The Productivity Commission came to Parliament yesterday with some practical advice on how to move to a fossil-fuel-free economy.

But it raised some hard questions for MPs about the role that distribution or lines companies might play in the transition.

And one Commissioner, the former Treasury Secretary, the author of much of Rogernomics and former ACT candidate, Graham Scot, would have surprised the committee when he  said it might need the Government to legislate and regulate to force the companies to play their role.

The Commission was before Parliament’s Finance and Expenditure Committee, and MPs wanted to talk about the report on a low emissions economy which the Commission produced in August and which said electricity generation would be likely to need to increase by at least 50% by 2050.

“An abundant supply of low-cost, low-emissions electricity will be important as other parts of the economy switch from fossil fuels to electricity, particularly transport.

“Regulatory reform to facilitate the expansion of both grid-scale and distributed renewable energy generation is needed alongside the removal of barriers to innovative technologies that assist consumers to manage their demand during peaks.”

This caught the attention of Parliament’s Finance and Expenditure Committee, who for only the second time in the Commission’s eight-year history asked for a meeting with the Commission.

The Productivity Commission team face the Committee

The chair of the Commision, Murray Sherwin, said they were confident there was enough potential renewable generation capacity to meet the target.

“But if you are going to make this transition effectively then you can’t have power prices cranking up because you want people to use more of it, not less,” he said.

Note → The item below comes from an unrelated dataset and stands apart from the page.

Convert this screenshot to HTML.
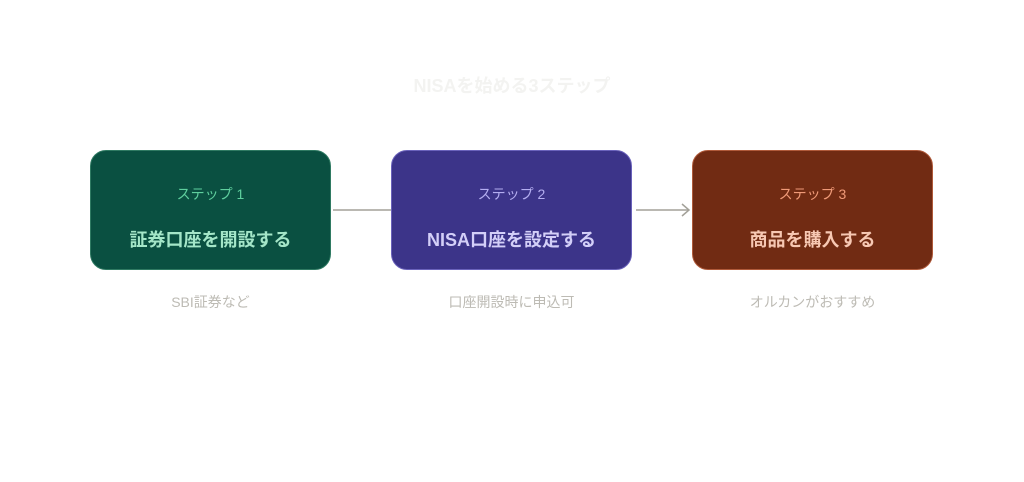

“So you are relying on the declining cost of some of that technology to make it work.

“There are some very tricky regulatory and competition management issues in there.

“You’ve got competitive generators at one end, feeding into a natural monopoly grid with local monopoly networks and now you have got behind the meter, solar in particular, opportunities coming up.”

(Behind the meter generation is simply generation that takes place in a consumer’s home. It may in some cases be fed back into the grid.)

Sherwin said another problem was the currently both the Commerce Commission and the Electricity Authority butted up against each other in regulatory forms “sometimes a bit uncomfortably.”

“So there is some tricky stuff to do there.”

 Productivity Commission Chair, Murray Sherwin

Scott said New Zealand was moving from an electricity system which has been defined by a cluster of big powerful organisations selling off to a highly dis-aggregated customer base.

“What’s happening because of the disruptive technologies and the possibilities of behind the meter generation, conservation, localised generation and localised battery storage and all of that is to make sure that the regulatory framework doesn’t inhibit the development of those things,” he said.

“The distribution companies find this a bit uncomfortable for obvious reasons.

“The regulatory frameworks around those companies must not be used to allow those companies to add to their regulated monopoly functions.”

He said there should be a regulatory environment which allowed people to innovate and try different things.

 “The other thing that is going to be controversial and difficult over a long period is what to do about dry years and about daily fluctuations in generation from the renewables.

“What happens when you get a cold day in winter, and  the wind doesn’t blow anywhere.”

Scott said the Commission’s climate change advice relied heavily on electrifying all kinds of processes.

“That means you have got to do something about those cold nights in winter and so on.

 “So you have got to be pretty careful not  to drive the use of gas out of those peaks because you could end up with other  options like having to have far more wind energy just sitting around in case that happens which is not a sensible use of resources.”

Sherwin said the demand side also mattered and that it might be possible to use time-based pricing to encourage people to charge their electric vehicles off-peak and possibly even to use surplus power at times to hydrolyse water to make hydrogen.

 “If you can fill the troughs in then the economics of the distribution system become a whole lot stronger.”

But Green MP Gareth Hughes made the point that getting the lines companies together or even getting transmission pricing sorted out was taking years.

Scott said it was pretty clear that trying to get the regional distribution companies to think about amalgamations was a massive political issue.

“Quite a lot of the capability that is necessary to get this demand side working and expecting it to happen over and over again in a different way with all those lines companies is just going to take too long.

“So we have been thinking input shared services or other ways of organising that infrastructure so that it all just doesn’t get lost in a political battle between the lines companies but is something that is shared across them, and that would require quite possibly some legislation and some kind of Government leadership.

 Given the way parochial politics has introduced into the Electricity Authority’s review of transmission pricing, the likelihood that the Government might want to force change ion the lines companies might seem remote.

But the Prime Minister has set dealing with climate change as one of her key priorities.

Her MPs might have to steel themselves for some bold reforms.